The Jung-White Letters

To Father Victor White

My dear Father White, 13 February 1946

My answer to your kind letter comes very late indeed: I have a bad conscience.

There are certain reasons, however, that may excuse my long silence.

For a number of weeks I felt very low on account of a grippe in the head and in the intestines and besides this ailment I was caught in the grips of a book that eats me alive if I don’t write it.

As I must still see certain patients, give consultations, write letters etc., my time for work is very short.

This evening I shall give a report about the way you conceive of my psychology before a group of doctors, who regularly come to my house every fortnight.

Once I mentioned a parallel you draw between St. Thomas’ philosophy and my psychology, which remark met with great interest.

They asked me to give them fuller details.

On this occasion I went through your pamphlets again and found a point which I forgot to mention in my previous letter.

It is in your article ”St.
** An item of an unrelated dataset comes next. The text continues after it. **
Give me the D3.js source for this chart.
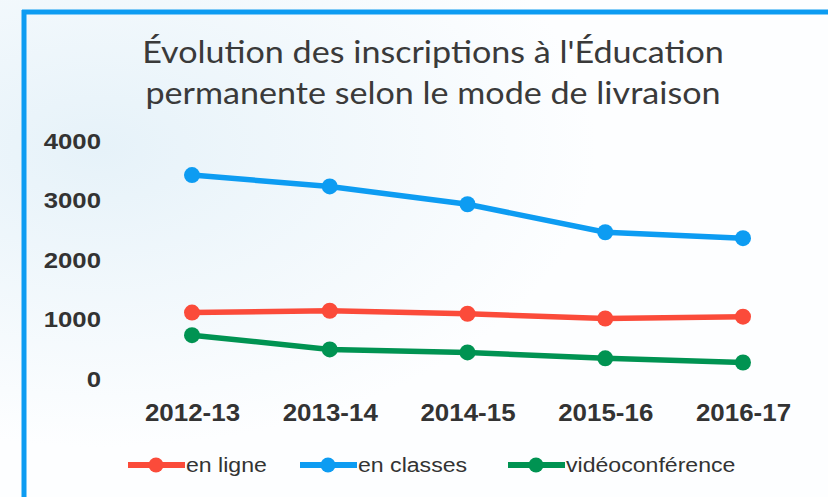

Thomas Aquinas and Jung’s Psychology” (Blackfriars XXV, 216): “Jung’s substitution of indetermined ‘libido’ for Freud’s determined ‘sexuality’ was a challenge,” etc. (9th line from the bottom).

Your statement as to the transformability of instinct is correct in the main, yet it could give cause for criticism from biological quarters.

Instinct as seen from a biological standpoint is something extremely conservative, so much so that it seems to be almost inalterable.

This is a fact one should not overlook in talking to a scientist.

It is a regular fact in the animal kingdom.

It is only man that shows a certain unreliability concerning the functioning of his instincts, and it is only civilized man who is capable of losing sight of his instincts to a certain extent and under certain conditions.

If he is nothing but instinctive he collides with his civilization, and if he gets a bit too far away from his instinctive basis he gets neurotic.

There is a certain optimum between the two extremes.

Transformation of instinct, therefore, can only concern a small part of it and it takes untold thousands of years until a noticeable change is effected.

This is the transformation envisaged by the biologist.

But the kind of transformation which the psychologist has in mind is something else and cannot be compared to the biological effect, as it is not a “real” change such as is understood by a natural scientist.

It is rather a “psychological” change, a change brought about by a psychological superstructure: a relatively small amount of instinctive energy (i.e., energy of the instinct) is led over into another form, i.e., a thought or feeling-form (idea and value) upon the basis and with the help of a pre-existing archetype.

This is done for instance by a ritual anamnesis of an archetypal figure.

You can observe this procedure in nearly all renewal or rebirth mysteries: there is an invocation and dramatic representation of the (spiritual) ancestor and his deeds.

The “constellate” (or stimulate) the latent analogous archetype in the and its inherent fascination causes the instinctive energy (libido) to deviate from its original, biological
course and to adhere to its spiritual counterpart.

See for instance the hermeneutic conception of the Cantic.

Cant., where Christ corresponds to the “spiritual ancestor” or archetype of man (as Adam secundus), while the fundamental instinctive basis is represented by an indubitable erotic situation.

I am most grateful to you for the information about St. Thomas and for the interesting news.

I had no idea th at my work would find so much attention.

Hoping you are always in good health,

I remain,

Yours sincerely,

C.G. Jung ~Carl Jung, Letters Vol. 1, Pages 412-414.